“Everything I write is stupid,” I told the girls the other night. “I need to just stop.”

Of course they gave the obligatory, “No, Mom. We like it.”

But I was all phooey-on-everything.

Laurel said, “What if you just didn’t write every day?”

Now there’s a novel idea.

Some things feel a little wrong to write about — like my father’s decline. As cathartic as it was to write about my mother, the catharsis isn’t there this time. It documents, I suppose, like this morning’s conversation —

Dad: I had the strangest phone call this morning. I answered the phone and nobody was there.

Me: What phone did you answer?

Dad: The phone in my bedroom. It rang at 7 AM.

Me: You don’t have a phone in your bedroom.

Dad: Well, nobody was on the other end.

It’s such a sad documentation.

A lot of other things fall into the does-anyone-really-care-about-this category.

Like the indigo bunting that flew into the window the other day. While it lay stunned on the deck, I took this picture, so I could look it up to identify it. When the cat came trotting up the ramp, I ran out the door to shoo her into the house so she wouldn’t bother the bird. Then I picked up the bird and moved him to a safer place. He perched on my finger after I scooped my hand beneath, and he weighed about as much as popped popcorn. I placed him where I could see him from inside. About an hour later, he flew away. A fascinating story — with no point at all.

Sometimes writing feels so bleh.

A hiatus is in order.

Or, at the least, a taper.



28 thoughts on “Bleh

  1. Bleh or not, I really enjoyed that little ramble. The bird story is uplifting in a tiny blue bunting sort of way ….

  2. I use mine as a “sort of electronic diary” that other people can read.

    And I post in it only when I feel like it and have time.

  3. I am going to lovingly disagree. I love your writing; I look forward to it every day. It gives me a glimpse into your life from afar and makes you feel a lot closer than the width of the continent. You make me laugh, cry, and look at the world differently, all it a good way. I can understand needing a change of routine, but never think that your writing doesn’t matter, because it does.

  4. Oh Sally. Nothing you ever write is bleh! Everything bring some suet of inspiration. You are so clever with your words. And your love for your father is so evident. Please don’t punish us by not writing. I love reading your posts. And blue birds lying on porches and especially phones that don’t exist.

    1. Aw, Donna. You’re so very kind. I DO love my father — and I think that’s part of why writing about this stage in his life is so hard. I wish everyone knew him before all this, you know?

  5. Your writing is not blah. You consistently remind me to look at life with gratefulness, that it’s ok to feel things, and to enjoy the moments. The drama of Hollywood would like us to believe the ‘big’ things are what we should be looking for and noticing, when it’s really the beauty in the small things that make life worth living. I actually think you are incredibly gifted Sally! Write On…

  6. I think it’s what I like most… the bleh. The seemingly mundane. The calm.

    When you write, I get to know you better.
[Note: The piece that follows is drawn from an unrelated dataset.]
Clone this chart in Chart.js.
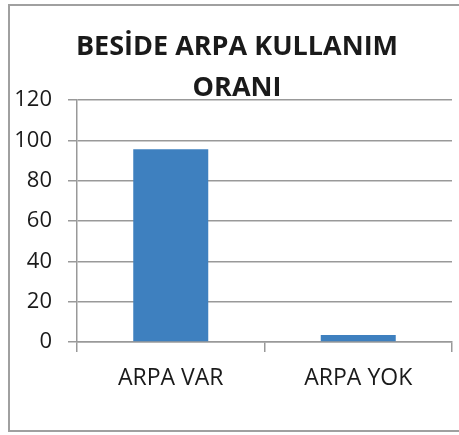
<!DOCTYPE html>
<html>
<head>
<meta charset="utf-8">
<style>
  html, body { margin: 0; padding: 0; background: #fff; }
</style>
<script src="https://cdn.jsdelivr.net/npm/chart.js@4.4.1/dist/chart.umd.min.js"></script>
</head>
<body>
<canvas id="chart" width="459" height="435"></canvas>
<script>
const titleLines = ['BESİDE ARPA KULLANIM', 'ORANI'];
const categories = ['ARPA VAR', 'ARPA YOK'];
const values = [95.5, 3.5];
const yMin = 0;
const yMax = 120;
const yStep = 20;

const FONT = "'Open Sans', sans-serif";
const GRID = '#999999';

// outer frame around the whole chart
const framePlugin = {
  id: 'frame',
  beforeDraw(chart) {
    const ctx = chart.ctx;
    ctx.save();
    ctx.fillStyle = '#fff';
    ctx.fillRect(0, 0, chart.width, chart.height);
    ctx.strokeStyle = '#a0a0a0';
    ctx.lineWidth = 2;
    ctx.strokeRect(9, 5, 470, 426);
    ctx.restore();
  }
};

new Chart(document.getElementById('chart').getContext('2d'), {
  type: 'bar',
  data: {
    labels: categories,
    datasets: [{
      data: values,
      backgroundColor: '#3e80bf',
      borderWidth: 0,
      barPercentage: 0.4,
      categoryPercentage: 1
    }]
  },
  options: {
    responsive: false,
    animation: false,
    // frame is wider than the page, so the title centre sits right of the canvas centre
    layout: { padding: { left: 8, right: -7, top: 0, bottom: 0 } },
    plugins: {
      legend: { display: false },
      tooltip: { enabled: false },
      title: {
        display: true,
        text: titleLines,
        color: '#1a1a1a',
        font: { family: FONT, size: 27, weight: 'bold', lineHeight: 1.55 },
        padding: { top: 26, bottom: -9.8 }
      }
    },
    scales: {
      x: {
        afterFit(scale) { scale.height = 93; },
        grid: { drawOnChartArea: false, drawTicks: true, tickLength: 10, color: GRID, lineWidth: 1.5 },
        border: { color: GRID, width: 1.5 },
        ticks: { color: '#1a1a1a', padding: 13, font: { family: FONT, size: 23 } }
      },
      y: {
        min: yMin,
        max: yMax,
        afterFit(scale) { scale.width = 69; },
        grid: { color: GRID, lineWidth: 1.5, tickLength: 9 },
        border: { color: GRID, width: 1.5 },
        ticks: { stepSize: yStep, color: '#1a1a1a', padding: 16, font: { family: FONT, size: 22 } }
      },
      // empty spacer on the right, keeps the plot clear of the frame edge
      spacer: {
        type: 'linear',
        position: 'right',
        afterFit(scale) { scale.width = 14; },
        grid: { display: false },
        border: { display: false },
        ticks: { display: false }
      }
    }
  },
  plugins: [framePlugin]
});
</script>
</body>
</html>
Which I love. πŸ’›πŸŒΌπŸŒΈπŸ’›

    1. It’s when the blehs take over that we’re in trouble, right? Maybe they’re like seasonal allergies — they’ll run their course and disappear.

  7. Sweet Sally, take a break if you need to, but never think that your writing doesn’t matter. It matters terribly.

  8. And yet that blue bunting bit is lovely. And while the part about your dad is heartbreaking in the day-to-day of living with it, it’s kind of one of those stories you tell years down the road and with it comes a little burst of laughter. Our minds are such strange creations. Praying for you today!

    1. It’s so hard for me to find the laughter in the situation with my father. He really is (or was) one of the smartest people I’ve ever known.

      When my oldest brother passed away, someone referred to him as a unique combination of genius and compassion. The apple didn’t fall far from the tree. That’s my father too.

      Thank you for your prayers.

  9. I bleh with (my) every post for years, now — but never yours. I would say that others reading you are or may soon have to deal with an aging parent. Letting them know what to expect — that it’s going to be devastating at times and not wave-awayable, is important. If it feels too invasive yet you need to be debriefed of it (we do — trust me, we do), then make it into a poem. Or a visual with torn book pages. Your posts are filled with love. You must know that by now. πŸ™‚ Go fishin’ if you have to, now and then, but not for long, please.

    1. Thank you so much. I’ve often said that nothing really prepares a person for parenting their parent. This has been by far the hardest stage of life for me. I think, though, that more and more people DO wave it off. Families are divided by distance and busyness, and certainly seem less hands-on in elder care than my mother’s or grandmother’s generations. I feel both privileged and exhausted to do what I do with my father.

      1. There is no time more exhausting in every way than such care, and yet, you’re absolutely right that it is a privilege.

    1. It’s funny, William, but I’ve thought more than once that it was very good of that bird to fly into my window. It’s hard to describe what it was like to hold that little life in my hand — it really weighed less than nothing — and then eventually see it fly away.